Write safer, more maintainable Rust code by identifying anti-patterns, applying idiomatic design patterns tailored to ownership, borrowing, and the type system, and learning when to adapt or avoid traditional solutions
Key Features
- Leverage traits, ownership, borrowing, and lifetimes to structure expressive, modular Rust code
- Avoid common anti-patterns and design pitfalls with clear Rust-specific guidance
- Solve real-world problems using Rust's type system, functional idioms, and architecture patterns
Book Description
Many Rust developers run into problems when they try to apply familiar object-oriented or cross-language patterns to Rust projects. These mismatches often lead to confusing compiler errors, awkward workarounds, or brittle code. This book helps you avoid those traps by thinking in Rust and designing software that embraces ownership, borrowing, and type safety. The book begins with anti-patterns and common mistakes Rust developers often encounter, including misusing object-oriented thinking, over-relying on Clone, or treating the borrow checker as an obstacle.
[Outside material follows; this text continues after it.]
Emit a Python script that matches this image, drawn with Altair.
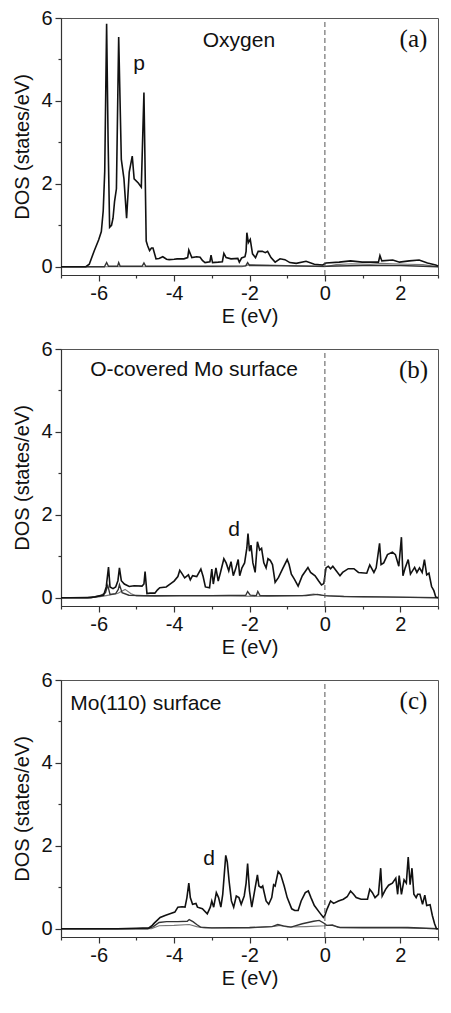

It then guides you through creational, structural, and behavioral patterns adapted to the language, illustrating how traditional approaches must be rethought for Rust. You'll explore architectural patterns that support clean module design, learn how to use the type system to encode program logic, and discover Rust-native techniques such as TypeState and RAII. The final chapters synthesize these ideas into a Rust-centric design mindset that helps you build software more effectively. By the end of this book, you'll know how to avoid costly mistakes, apply effective patterns confidently, and design Rust applications that are clean, scalable, and reliable.
What you will learn
- Design maintainable applications using idiomatic Rust patterns
- Recognize common anti-patterns that lead to messy or inefficient code
- Adapt classic creational, structural, and behavioral patterns to Rust
- Leverage the type system to catch logic errors at compile time
- Structure code effectively with modules, traits, and clear interfaces
- Work with ownership, borrowing, and the type system to simplify data handling
- Implement functional techniques for clearer, expressive Rust code
Who this book is for
Rust developers ready to move beyond the basics and improve how they design and structure code will benefit from this book. If you're comfortable building simple applications and using tools like Cargo, this book will help you write cleaner, more idiomatic, and reliable software. It's ideal for those looking to understand which patterns work in Rust, how to avoid common traps, and how to tackle more complex, real-world projects with confidence.